Weinberg und Toscano, der als Fotograf mit dem Erinnerungsprojekt „Gegen das Vergessen“ die Schicksale von Holocaust-Überlebenden dokumentiert, verfolgten die Kundgebung direkt vor der Bühne vor dem Leeraner Zollhaus.

Gespräch mit Bundespräsidenten geplant

„Dass mir das noch passieren kann mit fast 100 Jahren“, sagte Weinberg der Deutschen Presse-Agentur. „Unglaublich.“ Ihm sei es wichtig gewesen, zusammen mit seinem Freund Toscano zu kommen und ein Zeichen zu setzen. Er sei froh, dass sich so viele Menschen versammelt hätten. Anschließend nahm er im Rollstuhl sitzend an dem Demonstrationszug durch die Innenstadt teil.
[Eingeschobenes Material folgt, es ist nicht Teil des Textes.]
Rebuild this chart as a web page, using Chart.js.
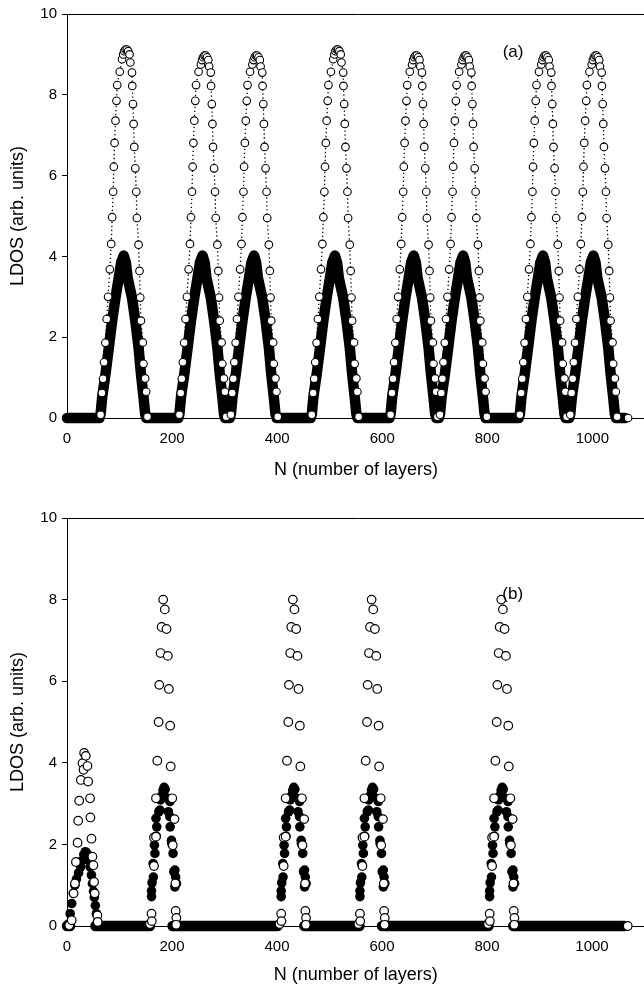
<!DOCTYPE html>
<html><head><meta charset="utf-8">
<script src="https://cdn.jsdelivr.net/npm/chart.js@4.4.1/dist/chart.umd.min.js"></script>
<style>
html,body{margin:0;padding:0;background:#fff;overflow:hidden;width:644px;height:992px;}
.panel{position:absolute;left:0;width:650px;height:496px;}
#pa{top:0}#pb{top:496px}
canvas{display:block}
</style></head><body>
<div class="panel" id="pa"><canvas id="ca" width="650" height="496"></canvas></div>
<div class="panel" id="pb"><canvas id="cb" width="650" height="496"></canvas></div>
<script>
// ---------- tick labels ----------
const xTicks = [0, 200, 400, 600, 800, 1000];
const yTicks = [0, 2, 4, 6, 8, 10];

// ---------- panel (a) ----------
const peakCentersA = [108, 258, 356, 510, 660, 754, 906, 1002];
const peakIsTallA = [true, false, false, true, false, false, false, false];
// open circles, offsets from peak centre: [dN, LDOS]
const openLeftArmA = [[-44,0.08],[-41.5,0.62],[-39.5,0.97],[-37.5,1.38],[-35,1.86],[-32.5,2.45],[-29.8,3.0],[-26.5,3.68],[-23.9,4.31],[-22,4.97],[-20.1,5.6],[-18.9,6.22],[-17.4,6.81],[-15.7,7.36],[-13.8,7.85],[-12.4,8.24],[-7.6,8.57]];
const openTopTallA = [[-3.2,8.88],[-1,9.0],[1,9.08],[3.5,9.12],[6,9.12],[8.5,9.08],[11,9.0],[12.5,8.8]];
const openTopLowA = [[-3.2,8.75],[-1,8.86],[1,8.93],[3.5,8.97],[6,8.97],[8.5,8.93],[11,8.86],[12.5,8.7]];
const openRightArmA = [[15.7,8.55],[16.2,8.22],[17.6,7.77],[18.8,7.28],[20,6.71],[22,6.18],[23.8,5.6],[25.1,4.95],[28.2,4.29],[30,3.64],[31.4,2.98],[32.7,2.41],[36.4,1.87],[37.6,1.34],[40.8,0.98],[42.7,0.65],[45.1,0.03]];
const openEndA = [[1068, 0]];
// filled circles
const filledPeakA = [[-46,0],[-44,0.1],[-41,0.52],[-34.6,1.1],[-28.3,1.75],[-22,2.41],[-15.7,2.98],[-9.5,3.47],[-5,3.85],[0,4.02],[4,3.85],[7.4,3.47],[15.7,2.98],[22,2.41],[28.2,1.75],[32.7,1.1],[37.6,0.52],[40.8,0.1],[43,0]];
const filledStartA = [[0, 0]];
const filledEndA = [[1062, 0]];

// ---------- panel (b) ----------
const peakCentersB = [184, 431, 581, 828];
const openFirstPeakB = [[4.3,0.02],[8.9,0.14],[12.6,0.8],[15.1,1.04],[17,1.57],[20.2,2.04],[21.3,2.58],[23.2,3.07],[26.4,3.58],[29.6,3.99],[31.5,3.83],[32.6,4.24],[35.8,4.17],[39,3.92],[40.2,3.54],[43.9,3.13],[44.6,2.66],[46.6,2.14],[48.4,1.7],[50.3,1.49],[51.5,1.08],[52.8,0.8],[57.9,0.26],[58.5,0.1]];
const filledFirstPeakB = [[0,0],[3,0.05],[6,0.3],[9,0.55],[12,0.8],[15,1.0],[18,1.15],[22,1.3],[26,1.45],[29,1.6],[32,1.75],[35,1.82],[38,1.78],[41,1.62],[44,1.45],[46.5,1.25],[48.5,1.04],[50.5,0.85],[52,0.7],[54,0.5],[56,0.3],[58,0.1]];
const openPeakB = [[-26,0.05],[-23,0.3],[-22.5,0.12],[-18.3,1.47],[-18.3,2.17],[-14.5,2.19],[-14.5,3.13],[-12,4.05],[-9.5,5.0],[-8.3,5.91],[-5.8,6.69],[-3.8,7.33],[-0.8,8.0],[2.3,7.76],[5.5,7.28],[8,6.62],[10,5.81],[12.5,4.91],[13.5,3.91],[16.5,3.13],[17.5,1.98],[20.8,2.62],[22.5,1.04],[23,0.37],[24.3,0.2],[24,0.03]];
const filledPeakB = [[-23,0.72],[-23,0.86],[-22,1.06],[-19.5,1.2],[-20,1.53],[-16.5,1.78],[-17.5,1.98],[-14,2.2],[-13,2.43],[-14.5,2.64],[-9,2.8],[-7,2.84],[-6,3.09],[-3,3.2],[-1,3.33],[1,3.4],[3,3.35],[4.5,3.15],[9,2.8],[12,3.05],[12,2.68],[12.5,2.43],[15,2.1],[15.5,2.02],[18,1.78],[19.5,1.33],[21.5,1.37],[23,1.2],[21.5,0.96],[24.5,1.04]];
const zeroRunsB = [[0,6],[54,158],[201,401],[452,557],[600,803],[850,1062]];
const openEndB = [[1068, 0]];

// ---------- build point tables ----------
const pt = (x, y) => ({x: x, y: y});
const shift = (c, prof) => prof.map(p => pt(c + p[0], p[1]));
const abs = prof => prof.map(p => pt(p[0], p[1]));

const openA = [];
peakCentersA.forEach((c, i) => {
  openA.push(...shift(c, openLeftArmA), ...shift(c, peakIsTallA[i] ? openTopTallA : openTopLowA), ...shift(c, openRightArmA));
});
openA.push(...abs(openEndA));
const filledA = [...abs(filledStartA)];
peakCentersA.forEach(c => filledA.push(...shift(c, filledPeakA)));
filledA.push(...abs(filledEndA));

const openB = [...abs(openFirstPeakB)];
peakCentersB.forEach(c => openB.push(...shift(c, openPeakB)));
openB.push(...abs(openEndB));
const filledB = [...abs(filledFirstPeakB)];
peakCentersB.forEach(c => filledB.push(...shift(c, filledPeakB)));
const baseB = [];
zeroRunsB.forEach(r => { baseB.push(pt(r[0], 0), pt(r[1], 0), pt(r[1] + 1, null)); });

// ---------- styling ----------
const FONT = '"Liberation Sans", Arial, Helvetica, sans-serif';
const framePlugin = {
  id: 'frame',
  afterDraw(chart, args, opts) {
    const {ctx, chartArea} = chart;
    ctx.save();
    ctx.strokeStyle = '#000'; ctx.lineWidth = 1;
    const yt = Math.round(chartArea.top) + 0.5;
    ctx.beginPath(); ctx.moveTo(chartArea.left, yt); ctx.lineTo(chart.width, yt); ctx.stroke();
    ctx.font = '17px ' + FONT; ctx.fillStyle = '#000';
    ctx.textAlign = 'center'; ctx.textBaseline = 'middle';
    ctx.fillText(opts.label, chart.scales.x.getPixelForValue(opts.lx), chart.scales.y.getPixelForValue(opts.ly));
    ctx.restore();
  }
};

function scales(xAxisHeight, titlePadBottom) {
  return {
    x: {
      type: 'linear', min: 0, max: 1100,
      afterBuildTicks: s => { s.ticks = xTicks.map(v => ({value: v})); },
      afterFit: s => { s.height = xAxisHeight; },
      grid: {display: false, drawTicks: false},
      border: {display: true, color: '#000', width: 1},
      ticks: {color: '#000', font: {family: FONT, size: 15}, padding: 12, maxRotation: 0, autoSkip: false,
              callback: v => String(v)},
      title: {display: true, text: 'N (number of layers)', color: '#000', font: {family: FONT, size: 18}, padding: {top: 0, bottom: titlePadBottom}}
    },
    y: {
      min: 0, max: 10,
      afterBuildTicks: s => { s.ticks = yTicks.map(v => ({value: v})); },
      afterFit: s => { s.width = 67; },
      grid: {display: true, drawOnChartArea: false, drawTicks: true, tickLength: 5, color: '#000', tickColor: '#000'},
      border: {display: true, color: '#000', width: 1},
      ticks: {color: '#000', font: {family: FONT, size: 15}, padding: 5, callback: v => String(v)},
      title: {display: true, text: 'LDOS (arb. units)', color: '#000', font: {family: FONT, size: 18}, padding: {top: 7, bottom: 0}}
    }
  };
}

function baseOptions(padTop, xAxisHeight, titlePadBottom, label, ly) {
  return {
    responsive: false, animation: false, devicePixelRatio: 1,
    layout: {padding: {top: padTop, left: 0, right: 0, bottom: 0}},
    plugins: {legend: {display: false}, tooltip: {enabled: false}, frame: {label: label, lx: 849, ly: ly}},
    scales: scales(xAxisHeight, titlePadBottom)
  };
}

new Chart(document.getElementById('ca'), {
  type: 'scatter',
  data: {datasets: [
    {data: openA, showLine: true, borderColor: '#000', borderWidth: 1.3, borderDash: [1.3, 2.7],
     pointRadius: 3.8, pointBorderWidth: 1.1, pointBackgroundColor: '#fff', pointBorderColor: '#000', clip: false},
    {data: filledA, showLine: true, borderColor: '#000', borderWidth: 10.5, borderCapStyle: 'round', borderJoinStyle: 'round',
     pointRadius: 4.5, pointBorderWidth: 0, pointBackgroundColor: '#000', clip: false}
  ]},
  options: baseOptions(11, 78, 15, '(a)', 9.05),
  plugins: [framePlugin]
});

new Chart(document.getElementById('cb'), {
  type: 'scatter',
  data: {datasets: [
    {data: openB, showLine: false, pointRadius: 4.3, pointBorderWidth: 1.2, pointBackgroundColor: '#fff', pointBorderColor: '#000', clip: false},
    {data: filledB, showLine: false, pointRadius: 4.8, pointBorderWidth: 0, pointBackgroundColor: '#000', clip: false},
    {data: baseB, showLine: true, spanGaps: false, borderColor: '#000', borderWidth: 10.5, borderCapStyle: 'round',
     pointRadius: 0, clip: false}
  ]},
  options: baseOptions(22, 66, 6, '(b)', 8.13),
  plugins: [framePlugin]
});
</script>
</body></html>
Toscano sagte, in wenigen Tagen werde er ein vertrauliches Gespräch beim Bundespräsidenten in Schloss Bellevue haben. Er sei weiterhin fest entschlossen, seine Verdienstmedaille zurückzugeben. Auch mit Weinberg wolle Steinmeier sprechen, allerdings telefonisch. Ob und wie es zu einer Rückgabe seines Bundesverdienstkreuzes komme, sei noch offen.

2012 zurück nach Deutschland gekehrt

Weinberg überlebte die drei Konzentrationslager Auschwitz, Mittelbau-Dora im Harz, Bergen-Belsen bei Celle und mehrere Todesmärsche. Seine jüdische Familie wurde von den Nazis fast vollständig ermordet. 2012 kehrte er zusammen mit seiner Schwester aus den USA zurück in seine ostfriesische Heimat. Seitdem geht er in Schulen und berichtet Schülerinnen und Schülern von seinen Erinnerungen. Er wird in wenigen Wochen 100 Jahre alt.